If you’re only wetting a line in Louisiana territory, don’t sweat it, though. Effective immediately, Bayou State anglers who are already registered with Louisiana to fish recreationally in federal ocean waters are exempt from the new rule. That’s because Louisiana already maintains a system that can provide complete information on its saltwater anglers to the national registry.
However, if you fish federal waters in another state that doesn’t keep a similar tally on file, like Florida or South Carolina, you will have to register on the federal level under the new program rules. Saltwater anglers will be able to register and obtain a certificate by going online or by calling a toll-free telephone number that will be publicized at a later date.
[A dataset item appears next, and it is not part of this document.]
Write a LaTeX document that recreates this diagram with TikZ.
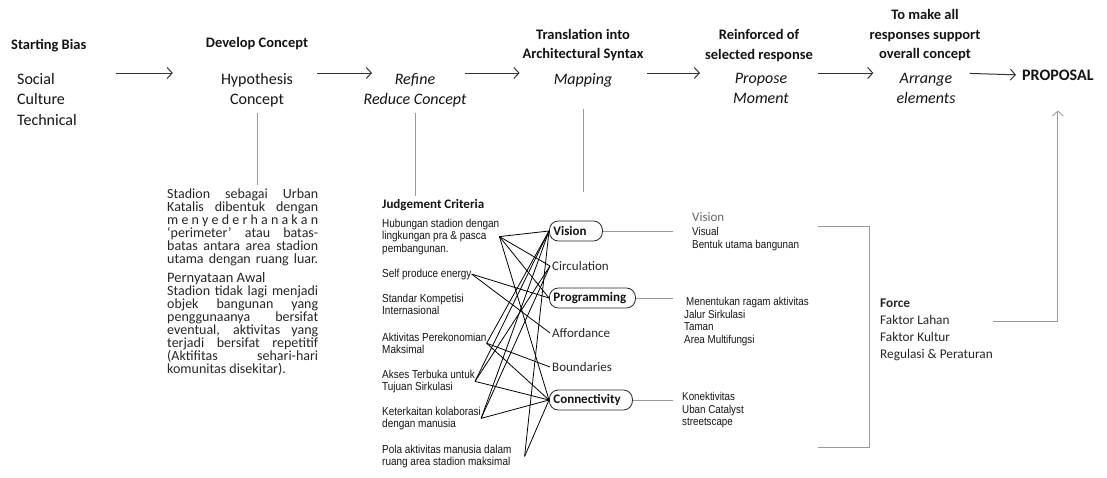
\documentclass[tikz,border=0pt]{standalone}
\usepackage{fontspec}
\setmainfont{Carlito}
\newfontfamily\arialfont[FakeStretch=0.86]{Liberation Sans}
\usepackage{tikz}
\usetikzlibrary{arrows.meta,positioning}

\begin{document}
\begin{tikzpicture}[x=1pt, y=-1pt,
  every node/.style={inner sep=0pt, text=black!92},
  head/.style={align=center, font=\fontsize{14.5}{19.5}\selectfont\bfseries},
  stage/.style={align=center, anchor=north, font=\fontsize{16}{20.5}\selectfont},
  stageit/.style={stage, font=\fontsize{16}{20.5}\selectfont\itshape},
  note/.style={align=left, anchor=north west, text=black!85, font=\fontsize{14}{13}\selectfont},
  crit/.style={align=left, anchor=north west, font=\arialfont\fontsize{11.6}{12.5}\selectfont},
  aspect/.style={anchor=west, inner xsep=2pt, text=black!85, font=\fontsize{13}{15}\selectfont},
  pill/.style={anchor=west, draw=black!85, thick, rounded corners=9pt, inner xsep=4pt,
    minimum height=20pt, align=left, font=\fontsize{13}{15}\selectfont\bfseries},
  small/.style={align=left, anchor=north west, font=\arialfont\fontsize{11.4}{12.5}\selectfont},
  flow/.style={-{Straight Barb[length=5pt,width=11pt]}, line width=1pt, black!80},
  link/.style={line width=0.8pt, black},
  gline/.style={line width=0.8pt, black!40}]

\useasboundingbox (0,0) rectangle (1107,477);

% Position the headings of each stage
\node[head, anchor=west] (startingBias) at (11,46) {Starting Bias};
\node[head] (developConcept) at (257,44) {Develop Concept};
\node[head] (translation) at (583,45) {Translation into\\Architectural Syntax};
\node[head] (reinforced) at (759,45.5) {Reinforced of\\selected response};
\node[head] (toMakeAll) at (925,35.5) {To make all\\responses support\\overall concept};

% The stages themselves
\node[stage, anchor=north west, align=left] (social) at (17,73) {Social\\Culture\\Technical};
\node[stage] (hypothesis) at (257,73) {Hypothesis\\Concept};
\node[stageit] (refine) at (415,73) {Refine\\Reduce Concept};
\node[stageit] (mapping) at (583,73) {Mapping};
\node[stageit] (propose) at (761,73) {Propose\\Moment};
\node[stageit] (arrange) at (926,73) {Arrange\\elements};
\node[head, anchor=west, font=\fontsize{16}{19}\selectfont\bfseries] (proposal) at (1022,75) {PROPOSAL};

% Draw the arrows between the stages
\draw[flow, shorten <=39pt, shorten >=48pt] (social.north east) -- (hypothesis.north west);
\draw[flow, shorten <=24pt, shorten >=43pt] (hypothesis.north east) -- (refine.north);
\draw[flow, shorten <=50pt, shorten >=34pt] (refine.north) -- (mapping.north west);
\draw[flow, shorten <=35pt, shorten >=33pt] (mapping.north east) -- (propose.north west);
\draw[flow, shorten <=29pt, shorten >=23pt] (propose.north east) -- (arrange.north west);
\draw[flow, shorten <=14pt, shorten >=6pt] (arrange.north east) -- (proposal.west);

% Concept notes
\node[note] (stadionText) at (167,189) {%
  \makebox[151pt][s]{Stadion sebagai Urban}\\
  \makebox[151pt][s]{Katalis dibentuk dengan}\\
  \makebox[151pt][s]{m e n y e d e r h a n a k a n}\\
  \makebox[151pt][s]{`perimeter' atau batas-}\\
  \makebox[151pt][s]{batas antara area stadion}\\
  \makebox[151pt][s]{utama dengan ruang luar.}};
\node[note] (pernyataan) at (167,272) {%
  {\fontsize{14.5}{13}\selectfont Pernyataan Awal}\\
  \makebox[151pt][s]{Stadion tidak lagi menjadi}\\
  \makebox[151pt][s]{objek bangunan yang}\\
  \makebox[151pt][s]{penggunaanya bersifat}\\
  \makebox[151pt][s]{eventual, aktivitas yang}\\
  \makebox[151pt][s]{terjadi bersifat repetitif}\\
  \makebox[151pt][s]{(Aktifitas sehari-hari}\\
  komunitas disekitar).};

% Judgement criteria
\node[anchor=north west, font=\fontsize{13}{13}\selectfont\bfseries] (judgement) at (382,199.5) {Judgement Criteria};
\node[crit] (hubungan) at (382,218.5) {Hubungan stadion dengan\\lingkungan pra \& pasca\\pembangunan.};
\node[crit] (selfProduce) at (382,268.5) {Self produce energy};
\node[crit] (standar) at (382,293.5) {Standar Kompetisi\\Internasional};
\node[crit] (aktivitas) at (382,332.5) {Aktivitas Perekonomian\\Maksimal};
\node[crit] (akses) at (382,369.5) {Akses Terbuka untuk\\Tujuan Sirkulasi};
\node[crit] (keterkaitan) at (382,406.5) {Keterkaitan kolaborasi\\dengan manusia};
\node[crit] (pola) at (382,444.5) {Pola aktivitas manusia dalam\\ruang area stadion maksimal};

% Mapping aspects
\node[pill, text width=45pt] (vision) at (549,231) {Vision};
\node[aspect] (circulation) at (550,266) {Circulation};
\node[pill, text width=78pt] (programming) at (549,298) {Programming};
\node[aspect] (affordance) at (550,333) {Affordance};
\node[aspect] (boundaries) at (550,367) {Boundaries};
\node[pill, text width=75pt] (connectivity) at (549,400) {Connectivity};

% Draw the criteria links
\draw[link] (hubungan.east) -- (vision.west);
\draw[link] (hubungan.east) -- (circulation.west);
\draw[link] (hubungan.east) -- (programming.west);
\draw[link] (hubungan.east) -- (connectivity.west);
\draw[link] (selfProduce.east) -- (programming.west);
\draw[link] (selfProduce.east) -- (affordance.west);
\draw[link] (aktivitas.east) -- (vision.west);
\draw[link] (aktivitas.east) -- (boundaries.west);
\draw[link] (aktivitas.east) -- (connectivity.west);
\draw[link] (akses.east) -- (vision.west);
\draw[link] (akses.east) -- (circulation.west);
\draw[link] (akses.east) -- (connectivity.west);
\draw[link] (keterkaitan.east) -- (vision.west);
\draw[link] (keterkaitan.east) -- (circulation.west);
\draw[link] (keterkaitan.east) -- (connectivity.west);
\draw[link] ([xshift=13pt]pola.east) -- (vision.west);
\draw[link] ([xshift=13pt]pola.east) -- (connectivity.west);

% Responses
\node[anchor=north west, text=black!60, font=\fontsize{13}{13}\selectfont] (visionTitle) at (692,212.5) {Vision};
\node[small] (visionNote) at (692,227.5) {Visual\\Bentuk utama bangunan};
\node[small] (programmingNote) at (684,297.5) {\hspace*{2pt}Menentukan ragam aktivitas\\Jalur Sirkulasi\\Taman\\Area Multifungsi};
\node[small] (connectivityNote) at (682,392.5) {Konektivitas\\Uban Catalyst\\streetscape};

\draw[gline, shorten >=19pt] (vision.east) -- (vision.east -| visionNote.west);
\draw[gline, shorten >=11pt] (programming.east) -- (programming.east -| programmingNote.west);
\draw[gline, shorten >=9pt] (connectivity.east) -- (connectivity.east -| connectivityNote.west);

% Force
\node[note, text=black!85, font=\fontsize{13.3}{17}\selectfont] (forceText) at (880,299) {\textbf{Force}\\Faktor Lahan\\Faktor Kultur\\Regulasi \& Peraturan};
\draw[gline] (818,226) -- (869,226) -- (869,447) -- (818,447);
\draw[gline, -{Straight Barb[length=5pt,width=11pt]}, shorten >=30pt] ([yshift=8.5pt]forceText.east) -| (proposal.south);

% Gray drop lines
\draw[gline, shorten <=5pt, shorten >=4pt] (hypothesis.south) -- (hypothesis.south |- stadionText.north);
\draw[gline, shorten <=5pt, shorten >=4pt] (refine.south) -- (refine.south |- judgement.north);
\draw[gline, shorten <=22pt, shorten >=8pt] (mapping.south) -- (mapping.south |- judgement.north);

\end{tikzpicture}
\end{document}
An estimated fee of $15 to $25 per angler will be charged starting in 2011. No fee will be charged in 2010.
Anglers fishing in non-registry states will need to carry their certificate with them and produce it to an authorized enforcement officer if requested. The registration will be valid for one year from its date of issue. For Louisiana anglers fishing local federal waters, a state license will suffice. Additionally, anglers who fish only on licensed party, charter or guide boats will not be required to register with NOAA since these vessels are surveyed separately from angler surveys. Anglers under age 16 are likewise exempt.
The federal saltwater registry will eventually include an angler’s name, date of birth, address, telephone number and the regions where they intend to fish. This information will be used by NOAA to conduct surveys on fishing effort and amounts of fish caught.
Conservation groups have been calling for a universal registry for generations and Congress approved the enacting legislation in 2007. Although it’s coming online later than expected, is finally moving forward with the initiative. The underlying goal is to improve the quality of recreational fishing data nationwide, says Jim Balsiger, NOAA’s fisheries administrator. But the program’s real value will be in how the data is used and mined.
“Better national surveys of the more than 15 million saltwater anglers will help us demonstrate the important contributions of recreational anglers to both local economies and to the nation’s,” Balsiger says. "The registry will help us gather comprehensive data to ensure sustainable fisheries built on the best available science."